# Vbac or section? that is the question!



## Katya (Feb 12, 2014)

I wondered if anyone has had any experience of a vbac being diabetic. I had my little girl in July 2011 via c section after a failed induction at 38 weeks- I didn't dilate and didn't have hardly any contractions even after 3 pessarys so 2 days later I had my little girl through the sun roof 

Now I am 32.5 weeks pregnant and baby is head down and vbac has been briefly discussed. My hospital like most won't let me go past 38 weeks so if nothing happens naturally they said they could use a propess which is apparently a slowly releases the hormones to try to start labour in comparison to other pessarys. 

My concerns are... Am I likely to have a similar problem as last time and nothing happens anyway. Alternatively, If I do go into labour, I'm a little concerned about uterine rupture esp when being induced and not allowed to go into natural labour.
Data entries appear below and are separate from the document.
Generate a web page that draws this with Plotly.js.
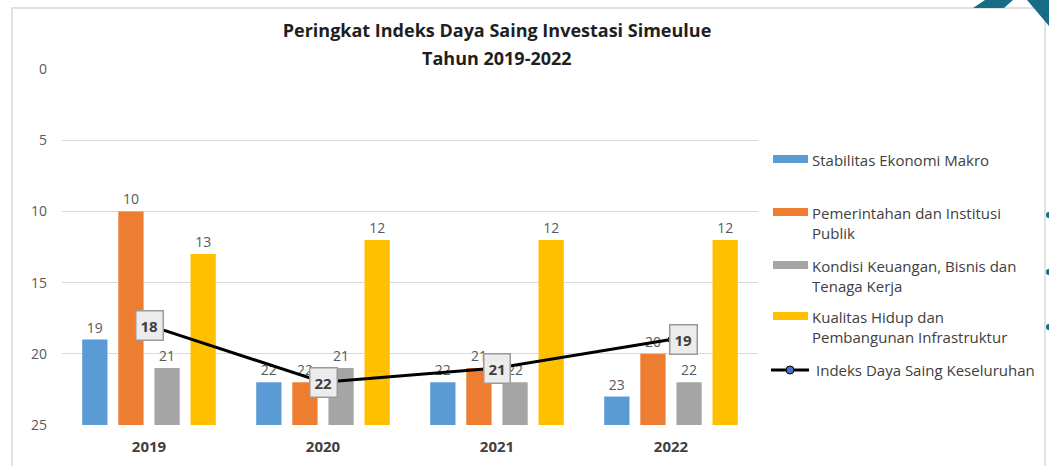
<!DOCTYPE html>
<html>
<head>
<meta charset="utf-8">
<script src="https://cdn.plot.ly/plotly-3.0.1.min.js"></script>
<style>html,body{margin:0;padding:0;background:#fff;}#chart{width:1049px;height:466px;}</style>
</head>
<body>
<div id="chart"></div>
<script>
// ---- data ----
const years = ["2019", "2020", "2021", "2022"];
const seriesNames = [
  "Stabilitas Ekonomi Makro",
  "Pemerintahan dan Institusi<br>Publik",
  "Kondisi Keuangan, Bisnis dan<br>Tenaga Kerja",
  "Kualitas Hidup dan<br>Pembangunan Infrastruktur"
];
const stabilitasEkonomiMakro = [19, 22, 22, 23];
const pemerintahanInstitusiPublik = [10, 22, 21, 20];
const kondisiKeuanganBisnisTenagaKerja = [21, 21, 22, 22];
const kualitasHidupInfrastruktur = [13, 12, 12, 12];
const lineName = "Indeks Daya Saing Keseluruhan";
const indeksKeseluruhan = [18, 22, 21, 19];
const yTicks = [0, 5, 10, 15, 20, 25];
const rankBase = 25;
const titleLine1 = "Peringkat Indeks Daya Saing Investasi Simeulue";
const titleLine2 = "Tahun 2019-2022";

// ---- styling ----
const colors = ["#5B9BD5", "#ED7D31", "#A5A5A5", "#FFC000"];
const FONT = "'Open Sans', Lato, sans-serif";
const W = 1049, H = 466, L = 62, R = 291, T = 69, B = 41;
const pw = W - L - R, ph = H - T - B;
const px = x => (x - L) / pw;
const py = y => (H - B - y) / ph;

const barSeries = [stabilitasEkonomiMakro, pemerintahanInstitusiPublik, kondisiKeuanganBisnisTenagaKerja, kualitasHidupInfrastruktur];

const traces = barSeries.map((vals, i) => ({
  type: "bar",
  name: seriesNames[i].replace("<br>", " "),
  x: years,
  y: vals.map(v => v - rankBase),
  base: rankBase,
  marker: {color: colors[i]},
  text: vals.map(String),
  textposition: "outside",
  textfont: {family: FONT, size: 14, color: "#595959"},
  constraintext: "none",
  cliponaxis: false,
  showlegend: false
}));

traces.push({
  type: "scatter",
  mode: "lines+markers",
  name: lineName,
  x: years,
  y: indeksKeseluruhan,
  line: {color: "#000000", width: 3},
  marker: {color: "#4472C4", size: 6, line: {color: "#000", width: 1}},
  showlegend: false,
  cliponaxis: false
});

// line value boxes (x given as category index)
const annotations = indeksKeseluruhan.map((v, i) => ({
  x: i, y: v, xref: "x", yref: "y",
  text: "<b>" + v + "</b>",
  showarrow: false,
  xshift: i === years.length - 1 ? 12 : 0,
  bgcolor: "#ececec",
  bordercolor: "#9a9a9a",
  borderwidth: 1.5,
  borderpad: 4,
  font: {family: FONT, size: 15, color: "#404040"}
}));

// title second line
annotations.push({
  xref: "paper", yref: "paper", x: px(497), y: py(58),
  text: "<b>" + titleLine2 + "</b>", showarrow: false,
  xanchor: "center", yanchor: "middle",
  font: {family: FONT, size: 18, color: "#1f1f1f"}
});

// custom legend
const shapes = [];
const legendRows = [159, 212, 265, 316];
seriesNames.forEach((n, i) => {
  const yc = legendRows[i];
  shapes.push({type: "rect", xref: "paper", yref: "paper",
    x0: px(773), x1: px(808), y0: py(yc + 4), y1: py(yc - 4),
    fillcolor: colors[i], line: {width: 0}});
  annotations.push({xref: "paper", yref: "paper", x: px(810), y: py(yc - 11),
    text: n, showarrow: false, xanchor: "left", yanchor: "top", align: "left",
    font: {family: FONT, size: 15, color: "#404040"}});
});
shapes.push({type: "line", xref: "paper", yref: "paper",
  x0: px(771), x1: px(809), y0: py(370), y1: py(370), line: {color: "#000", width: 3}});
shapes.push({type: "circle", xref: "paper", yref: "paper",
  x0: px(786), x1: px(794), y0: py(374), y1: py(366),
  fillcolor: "#4472C4", line: {color: "#000", width: 1}});
annotations.push({xref: "paper", yref: "paper", x: px(814), y: py(370),
  text: lineName, showarrow: false, xanchor: "left", yanchor: "middle",
  font: {family: FONT, size: 15, color: "#404040"}});

// frame
shapes.push({type: "rect", xref: "paper", yref: "paper", layer: "below",
  x0: px(12), x1: px(1045), y0: py(475), y1: py(8),
  line: {color: "#d9d9d9", width: 1.5}, fillcolor: "rgba(0,0,0,0)"});
// decorative logo fragment + dots
const teal = "#176d87";
shapes.push({type: "path", xref: "paper", yref: "paper",
  path: `M ${px(973)},${py(8)} L ${px(985)},${py(0)} L ${px(1013)},${py(0)} L ${px(1004)},${py(8)} Z`,
  fillcolor: teal, line: {width: 0}});
shapes.push({type: "path", xref: "paper", yref: "paper",
  path: `M ${px(1027)},${py(0)} L ${px(1049)},${py(0)} L ${px(1049)},${py(26)} Z`,
  fillcolor: teal, line: {width: 0}});
[215, 272, 327].forEach(yy => shapes.push({type: "circle", xref: "paper", yref: "paper",
  x0: px(1046), x1: px(1051), y0: py(yy + 3), y1: py(yy - 3), fillcolor: teal, line: {width: 0}}));

const layout = {
  width: W, height: H,
  margin: {l: L, r: R, t: T, b: B, pad: 0},
  paper_bgcolor: "#ffffff", plot_bgcolor: "#ffffff",
  font: {family: FONT},
  title: {text: "<b>" + titleLine1 + "</b>", xref: "container", x: 497 / W, xanchor: "center",
    y: 1 - 31 / H, yanchor: "middle",
    font: {family: FONT, size: 18, color: "#1f1f1f"}},
  barmode: "group", bargap: 0.17, bargroupgap: 0.3,
  showlegend: false,
  xaxis: {type: "category", range: [-0.5, years.length - 0.5], autorange: false,
    showgrid: false, zeroline: false, showline: false,
    ticks: "", ticklabelstandoff: 11,
    tickfont: {family: FONT, size: 15, color: "#404040", weight: "bold"}},
  yaxis: {range: [25, 0], autorange: false, tickvals: yTicks, showgrid: true, gridcolor: "#d9d9d9", gridwidth: 1,
    zeroline: false, showline: false, ticks: "", ticklabelstandoff: 14,
    tickfont: {family: FONT, size: 14, color: "#595959"}},
  annotations: annotations,
  shapes: shapes
};

Plotly.newPlot("chart", traces, layout, {displayModeBar: false, staticPlot: true});
</script>
</body>
</html>
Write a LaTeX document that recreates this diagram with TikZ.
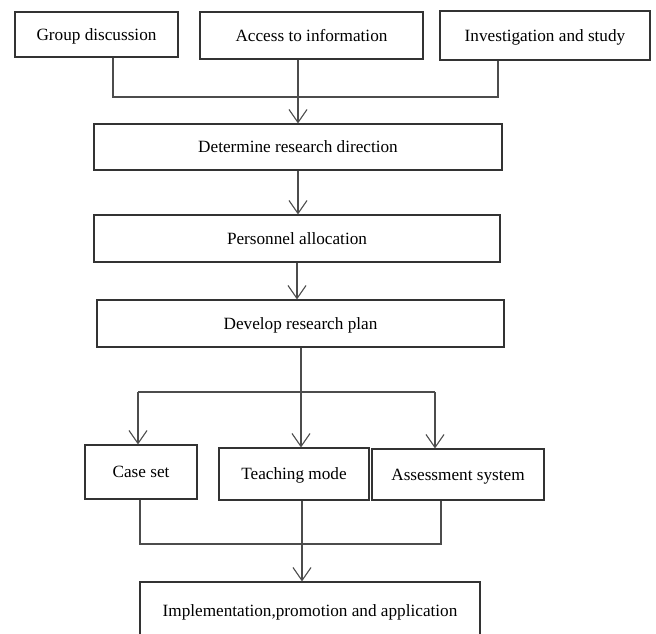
\documentclass[tikz,border=0pt]{standalone}
\usepackage{fontspec}
\setmainfont{Liberation Serif}
\usetikzlibrary{arrows.meta}

\begin{document}
\begin{tikzpicture}[x=1pt,y=-1pt,
	box/.style={draw=black!80,line width=1.1pt,inner sep=0pt,text depth=0pt,
		font=\fontsize{17.2}{20}\selectfont},
	link/.style={draw=black!70,line width=1.1pt},
	arr/.style={link,-{Straight Barb[length=13pt,width=18pt,line width=1.1pt]}}]
	\clip (0,0) rectangle (656,633);
	% top row
	\node[box,minimum width=163pt,minimum height=45pt] (grp) at (96.5,34.5) {Group discussion};
	\node[box,minimum width=223pt,minimum height=47pt] (acc) at (311.5,35.5) {Access to information};
	\node[box,minimum width=210pt,minimum height=49pt] (inv) at (545,35.5) {Investigation and study};
	% main column
	\node[box,minimum width=408pt,minimum height=46pt] (det) at (298,147) {Determine research direction};
	\node[box,minimum width=406pt,minimum height=47pt] (per) at (297,238.5) {Personnel allocation};
	\node[box,minimum width=407pt,minimum height=47pt] (dev) at (300.5,323.5) {Develop research plan};
	% second row
	\node[box,minimum width=112pt,minimum height=54pt] (cas) at (141,472) {Case set};
	\node[box,minimum width=150pt,minimum height=52pt] (tea) at (294,474) {Teaching mode};
	\node[box,minimum width=172pt,minimum height=51pt] (ase) at (458,474.5) {Assessment system};
	\node[box,minimum width=340pt,minimum height=58pt] (imp) at (310,611) {Implementation,promotion and application};

	\coordinate (jl) at (113,97);
	\coordinate (jr) at (498,97);
	\coordinate (sp) at (301,392);
	\coordinate (sl) at (138,392);
	\coordinate (sr) at (435,392);
	\coordinate (ml) at (140,544);
	\coordinate (mm) at (302,544);
	\coordinate (mr) at (441,544);

	\draw[link] (jl |- grp.south) -- (jl) -- (jr) -- (jr |- inv.south);
	\draw[arr] (acc.south -| det.north) -- (det.north);
	\draw[arr] (det.south) -- (det.south |- per.north);
	\draw[arr] (per.south) -- (per.south |- dev.north);
	\draw[link] (dev.south -| sp) -- (sp);
	\draw[link] (sl) -- (sr);
	\draw[arr] (sl) -- (sl |- cas.north);
	\draw[arr] (sp) -- (sp |- tea.north);
	\draw[arr] (sr) -- (sr |- ase.north);
	\draw[link] (ml |- cas.south) -- (ml) -- (mr) -- (mr |- ase.south);
	\draw[arr] (mm |- tea.south) -- (mm |- imp.north);
\end{tikzpicture}
\end{document}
I would like to give it a shot but I don't want to put
Mine and baby's health at risk because of it!

Can any of you guys share your experiences with me??

Katy x


----------



## Northerner (Feb 17, 2014)

Hi Katya, I have no experience of this whatsoever (being a bloke!), but there is some discussion of this here:

http://www.diabetessupport.co.uk/boards/showthread.php?t=31637


----------